(Data entries)
- - -
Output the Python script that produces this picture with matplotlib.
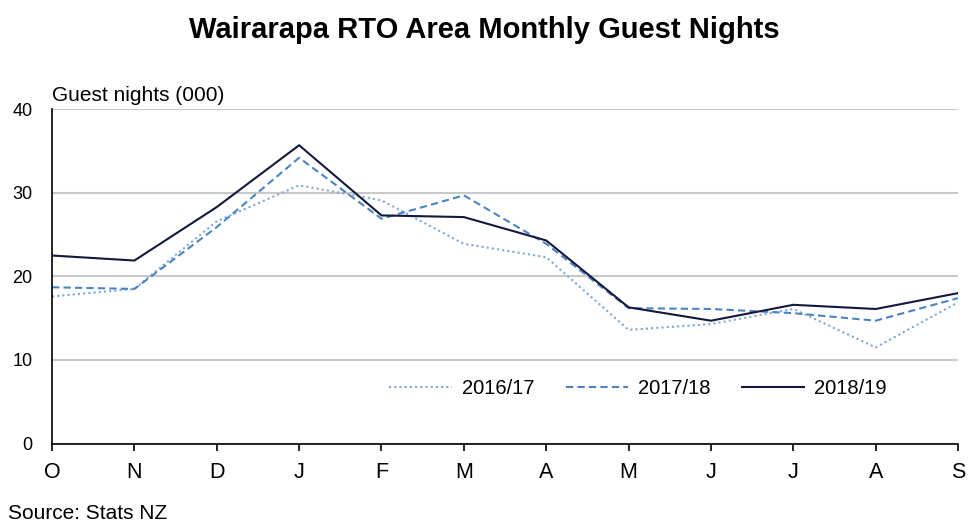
import matplotlib.pyplot as plt

plt.rcParams['font.family'] = ['Liberation Sans', 'DejaVu Sans']

# 月份（10月到9月）
months = ['O', 'N', 'D', 'J', 'F', 'M', 'A', 'M', 'J', 'J', 'A', 'S']

# Guest nights (000)
nights_2016_17 = [17.6, 18.5, 26.6, 30.9, 29.1, 23.9, 22.3, 13.6, 14.3, 16.1, 11.5, 16.9]
nights_2017_18 = [18.7, 18.5, 25.9, 34.2, 26.9, 29.7, 23.9, 16.2, 16.1, 15.6, 14.7, 17.4]
nights_2018_19 = [22.5, 21.9, 28.3, 35.7, 27.3, 27.1, 24.3, 16.3, 14.7, 16.6, 16.1, 18.0]

fig = plt.figure(figsize=(9.69, 5.23), dpi=100)
ax = fig.add_axes([0.0537, 0.152, 0.935, 0.639])

x = range(len(months))
ax.plot(x, nights_2016_17, color='#7ea6d6', linestyle=(0, (1, 1.5)), linewidth=1.5, label='2016/17')
ax.plot(x, nights_2017_18, color='#4a84c2', linestyle=(0, (3.5, 2)), linewidth=1.5, label='2017/18')
ax.plot(x, nights_2018_19, color='#14183c', linestyle='-', linewidth=1.5, label='2018/19')

ax.set_xlim(0, len(months) - 1)
ax.set_ylim(0, 40)
ax.set_yticks([0, 10, 20, 30, 40])
ax.set_xticks(list(x))
ax.set_xticklabels(months)
ax.tick_params(axis='y', length=0, labelsize=13, pad=14)
ax.tick_params(axis='x', direction='out', length=5, width=1.2, labelsize=15.5, pad=8)

ax.grid(axis='y', color='#c8c8c8', linewidth=1.5)
ax.set_axisbelow(True)
for s in ['top', 'right']:
    ax.spines[s].set_visible(False)
for s in ['left', 'bottom']:
    ax.spines[s].set_linewidth(1.2)
    ax.spines[s].set_color('black')

ax.legend(loc='center', bbox_to_anchor=(0.647, 0.165), ncol=3, frameon=False,
          fontsize=14.5, handlelength=3.1, columnspacing=1.55, handletextpad=0.5)

fig.text(0.5, 0.943, 'Wairarapa RTO Area Monthly Guest Nights', ha='center', va='center',
         fontsize=21, fontweight='bold')
fig.text(0.0537, 0.818, 'Guest nights (000)', ha='left', va='center', fontsize=15)
fig.text(0.008, 0.019, 'Source: Stats NZ', ha='left', va='center', fontsize=15)

fig.savefig('out.png', dpi=100)
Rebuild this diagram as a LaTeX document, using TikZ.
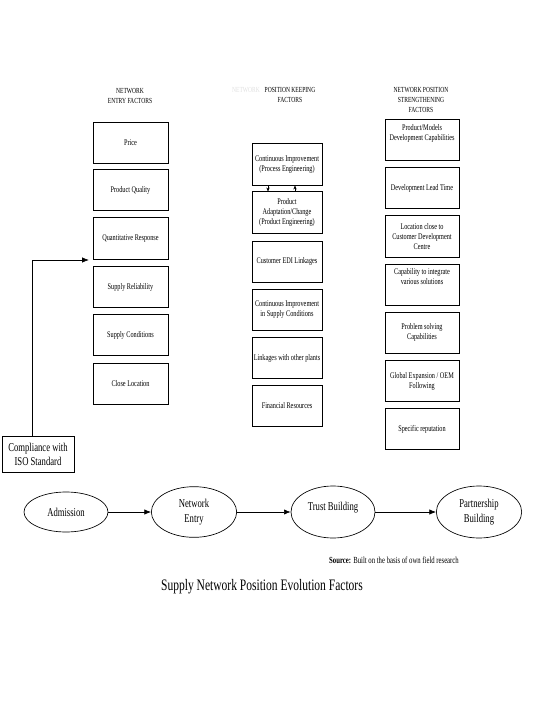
\documentclass[tikz,border=0pt]{standalone}
\usepackage{fontspec}
\setmainfont{Liberation Serif}[FakeStretch=0.72]
\usepackage{xcolor}
\usepackage{tikz}
\usetikzlibrary{positioning,calc,shapes,arrows.meta}

\begin{document}
\begin{tikzpicture}[x=0.75pt, y=-0.75pt,
		fbox/.style={draw, line width=0.5pt, minimum height=31pt, inner sep=1pt, align=center, font=\fontsize{6.5}{7.5}\selectfont},
		hdr/.style={align=center, inner sep=0pt, font=\fontsize{5.8}{7.5}\selectfont},
		stage/.style={ellipse, draw, line width=0.5pt, inner sep=0pt, align=center, font=\fontsize{9}{11}\selectfont},
		arr/.style={-{Latex[length=5pt, width=4pt]}, line width=0.5pt}]
						\useasboundingbox (0,0) rectangle (540,720);

						% headers
						\node[hdr] (he) at (130,96) {NETWORK\\ENTRY FACTORS};
						\node[hdr, text=black!12] (hk0) at (246,90) {NETWORK};
						\node[hdr] (hk) at (290,95) {POSITION KEEPING\\FACTORS};
						\node[hdr] (hs) at (421,100) {NETWORK POSITION\\STRENGTHENING\\FACTORS};

						% entry factors
						\node[fbox, minimum width=56pt] (e1) at (130.5,143) {Price};
						\node[fbox, minimum width=56pt] (e2) at (130.5,190) {Product Quality};
						\node[fbox, minimum width=56pt] (e3) at (130.5,238.5) {Quantitative Response};
						\node[fbox, minimum width=56pt] (e4) at (130.5,287) {Supply Reliability};
						\node[fbox, minimum width=56pt] (e5) at (130.5,335) {Supply Conditions};
						\node[fbox, minimum width=56pt] (e6) at (130.5,383.5) {Close Location};

						% keeping factors
						\node[fbox, minimum width=52.5pt] (k1) at (287,164.5) {Continuous Improvement\\(Process Engineering)};
						\node[fbox, minimum width=52.5pt] (k2) at (287,212.5) {Product\\Adaptation/Change\\(Product Engineering)};
						\node[fbox, minimum width=52.5pt] (k3) at (287,261.5) {Customer EDI Linkages};
						\node[fbox, minimum width=52.5pt] (k4) at (287,310) {Continuous Improvement\\in Supply Conditions};
						\node[fbox, minimum width=52.5pt] (k5) at (287,358) {Linkages with other plants};
						\node[fbox, minimum width=52.5pt] (k6) at (287,406) {Financial Resources};
						\draw[-{Stealth[length=3pt, width=2.5pt]}, line width=0.4pt] ($(k1.south)+(-19,0)$) -- ($(k2.north)+(-19,0)$);
						\draw[-{Stealth[length=3pt, width=2.5pt]}, line width=0.4pt] ($(k2.north)+(8,0)$) -- ($(k1.south)+(8,0)$);

						% strengthening factors
						\node[fbox, minimum width=55.5pt] (s1) at (422,140) {Product/Models\\Development Capabilities\\[4pt]\mbox{}};
						\node[fbox, minimum width=55.5pt] (s2) at (422,188) {Development Lead Time};
						\node[fbox, minimum width=55.5pt] (s3) at (422,236.5) {Location close to\\Customer Development\\Centre};
						\node[fbox, minimum width=55.5pt] (s4) at (422,284.5) {Capability to integrate\\various solutions\\[4pt]\mbox{}};
						\node[fbox, minimum width=55.5pt] (s5) at (422,332.5) {Problem solving\\Capabilities};
						\node[fbox, minimum width=55.5pt] (s6) at (422,381) {Global Expansion / OEM\\Following};
						\node[fbox, minimum width=55.5pt] (s7) at (422,429) {Specific reputation};

						% ISO
						\node[draw, line width=0.5pt, minimum width=54pt, minimum height=27pt, inner sep=1pt, align=center, font=\fontsize{9}{10.5}\selectfont] (iso) at (38,454) {Compliance with\\ISO Standard};
						\draw[arr] ($(iso.north)+(-6,0)$) |- ($(e3.south west)+(-4,0.5)$);

						% stages
						\node[stage, minimum width=63pt, minimum height=30pt] (adm) at (66,512) {Admission};
						\node[stage, minimum width=64pt, minimum height=38pt] (ent) at (194,512) {Network\\Entry};
						\node[stage, minimum width=63pt, minimum height=39pt] (trs) at (333,512) {Trust Building\\[-2pt]\mbox{}};
						\node[stage, minimum width=64pt, minimum height=39pt] (prt) at (479,512) {Partnership\\Building};
						\draw[arr] (adm) -- (ent);
						\draw[arr] (ent) -- (trs);
						\draw[arr] (trs) -- (prt);

						\node[font=\fontsize{7}{8}\selectfont, inner sep=0pt] (src) at (394,560) {\textbf{Source:} Built on the basis of own field research};
						\node[font=\fontsize{12}{14}\selectfont, inner sep=0pt] (ttl) at (262,587) {Supply Network Position Evolution Factors};

					\end{tikzpicture}
\end{document}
- - -
### The problem
Extract every line of the data exactly; pictures stay out.

### Full response
Output the Python script that produces this picture with matplotlib.
import matplotlib.pyplot as plt

plt.rcParams['font.family'] = ['Liberation Sans', 'DejaVu Sans']

# 月份（10月到9月）
months = ['O', 'N', 'D', 'J', 'F', 'M', 'A', 'M', 'J', 'J', 'A', 'S']

# Guest nights (000)
nights_2016_17 = [17.6, 18.5, 26.6, 30.9, 29.1, 23.9, 22.3, 13.6, 14.3, 16.1, 11.5, 16.9]
nights_2017_18 = [18.7, 18.5, 25.9, 34.2, 26.9, 29.7, 23.9, 16.2, 16.1, 15.6, 14.7, 17.4]
nights_2018_19 = [22.5, 21.9, 28.3, 35.7, 27.3, 27.1, 24.3, 16.3, 14.7, 16.6, 16.1, 18.0]

fig = plt.figure(figsize=(9.69, 5.23), dpi=100)
ax = fig.add_axes([0.0537, 0.152, 0.935, 0.639])

x = range(len(months))
ax.plot(x, nights_2016_17, color='#7ea6d6', linestyle=(0, (1, 1.5)), linewidth=1.5, label='2016/17')
ax.plot(x, nights_2017_18, color='#4a84c2', linestyle=(0, (3.5, 2)), linewidth=1.5, label='2017/18')
ax.plot(x, nights_2018_19, color='#14183c', linestyle='-', linewidth=1.5, label='2018/19')

ax.set_xlim(0, len(months) - 1)
ax.set_ylim(0, 40)
ax.set_yticks([0, 10, 20, 30, 40])
ax.set_xticks(list(x))
ax.set_xticklabels(months)
ax.tick_params(axis='y', length=0, labelsize=13, pad=14)
ax.tick_params(axis='x', direction='out', length=5, width=1.2, labelsize=15.5, pad=8)

ax.grid(axis='y', color='#c8c8c8', linewidth=1.5)
ax.set_axisbelow(True)
for s in ['top', 'right']:
    ax.spines[s].set_visible(False)
for s in ['left', 'bottom']:
    ax.spines[s].set_linewidth(1.2)
    ax.spines[s].set_color('black')

ax.legend(loc='center', bbox_to_anchor=(0.647, 0.165), ncol=3, frameon=False,
          fontsize=14.5, handlelength=3.1, columnspacing=1.55, handletextpad=0.5)

fig.text(0.5, 0.943, 'Wairarapa RTO Area Monthly Guest Nights', ha='center', va='center',
         fontsize=21, fontweight='bold')
fig.text(0.0537, 0.818, 'Guest nights (000)', ha='left', va='center', fontsize=15)
fig.text(0.008, 0.019, 'Source: Stats NZ', ha='left', va='center', fontsize=15)

fig.savefig('out.png', dpi=100)
Rebuild this diagram as a LaTeX document, using TikZ.
\documentclass[tikz,border=0pt]{standalone}
\usepackage{fontspec}
\setmainfont{Liberation Serif}[FakeStretch=0.72]
\usepackage{xcolor}
\usepackage{tikz}
\usetikzlibrary{positioning,calc,shapes,arrows.meta}

\begin{document}
\begin{tikzpicture}[x=0.75pt, y=-0.75pt,
		fbox/.style={draw, line width=0.5pt, minimum height=31pt, inner sep=1pt, align=center, font=\fontsize{6.5}{7.5}\selectfont},
		hdr/.style={align=center, inner sep=0pt, font=\fontsize{5.8}{7.5}\selectfont},
		stage/.style={ellipse, draw, line width=0.5pt, inner sep=0pt, align=center, font=\fontsize{9}{11}\selectfont},
		arr/.style={-{Latex[length=5pt, width=4pt]}, line width=0.5pt}]
						\useasboundingbox (0,0) rectangle (540,720);

						% headers
						\node[hdr] (he) at (130,96) {NETWORK\\ENTRY FACTORS};
						\node[hdr, text=black!12] (hk0) at (246,90) {NETWORK};
						\node[hdr] (hk) at (290,95) {POSITION KEEPING\\FACTORS};
						\node[hdr] (hs) at (421,100) {NETWORK POSITION\\STRENGTHENING\\FACTORS};

						% entry factors
						\node[fbox, minimum width=56pt] (e1) at (130.5,143) {Price};
						\node[fbox, minimum width=56pt] (e2) at (130.5,190) {Product Quality};
						\node[fbox, minimum width=56pt] (e3) at (130.5,238.5) {Quantitative Response};
						\node[fbox, minimum width=56pt] (e4) at (130.5,287) {Supply Reliability};
						\node[fbox, minimum width=56pt] (e5) at (130.5,335) {Supply Conditions};
						\node[fbox, minimum width=56pt] (e6) at (130.5,383.5) {Close Location};

						% keeping factors
						\node[fbox, minimum width=52.5pt] (k1) at (287,164.5) {Continuous Improvement\\(Process Engineering)};
						\node[fbox, minimum width=52.5pt] (k2) at (287,212.5) {Product\\Adaptation/Change\\(Product Engineering)};
						\node[fbox, minimum width=52.5pt] (k3) at (287,261.5) {Customer EDI Linkages};
						\node[fbox, minimum width=52.5pt] (k4) at (287,310) {Continuous Improvement\\in Supply Conditions};
						\node[fbox, minimum width=52.5pt] (k5) at (287,358) {Linkages with other plants};
						\node[fbox, minimum width=52.5pt] (k6) at (287,406) {Financial Resources};
						\draw[-{Stealth[length=3pt, width=2.5pt]}, line width=0.4pt] ($(k1.south)+(-19,0)$) -- ($(k2.north)+(-19,0)$);
						\draw[-{Stealth[length=3pt, width=2.5pt]}, line width=0.4pt] ($(k2.north)+(8,0)$) -- ($(k1.south)+(8,0)$);

						% strengthening factors
						\node[fbox, minimum width=55.5pt] (s1) at (422,140) {Product/Models\\Development Capabilities\\[4pt]\mbox{}};
						\node[fbox, minimum width=55.5pt] (s2) at (422,188) {Development Lead Time};
						\node[fbox, minimum width=55.5pt] (s3) at (422,236.5) {Location close to\\Customer Development\\Centre};
						\node[fbox, minimum width=55.5pt] (s4) at (422,284.5) {Capability to integrate\\various solutions\\[4pt]\mbox{}};
						\node[fbox, minimum width=55.5pt] (s5) at (422,332.5) {Problem solving\\Capabilities};
						\node[fbox, minimum width=55.5pt] (s6) at (422,381) {Global Expansion / OEM\\Following};
						\node[fbox, minimum width=55.5pt] (s7) at (422,429) {Specific reputation};

						% ISO
						\node[draw, line width=0.5pt, minimum width=54pt, minimum height=27pt, inner sep=1pt, align=center, font=\fontsize{9}{10.5}\selectfont] (iso) at (38,454) {Compliance with\\ISO Standard};
						\draw[arr] ($(iso.north)+(-6,0)$) |- ($(e3.south west)+(-4,0.5)$);

						% stages
						\node[stage, minimum width=63pt, minimum height=30pt] (adm) at (66,512) {Admission};
						\node[stage, minimum width=64pt, minimum height=38pt] (ent) at (194,512) {Network\\Entry};
						\node[stage, minimum width=63pt, minimum height=39pt] (trs) at (333,512) {Trust Building\\[-2pt]\mbox{}};
						\node[stage, minimum width=64pt, minimum height=39pt] (prt) at (479,512) {Partnership\\Building};
						\draw[arr] (adm) -- (ent);
						\draw[arr] (ent) -- (trs);
						\draw[arr] (trs) -- (prt);

						\node[font=\fontsize{7}{8}\selectfont, inner sep=0pt] (src) at (394,560) {\textbf{Source:} Built on the basis of own field research};
						\node[font=\fontsize{12}{14}\selectfont, inner sep=0pt] (ttl) at (262,587) {Supply Network Position Evolution Factors};

					\end{tikzpicture}
\end{document}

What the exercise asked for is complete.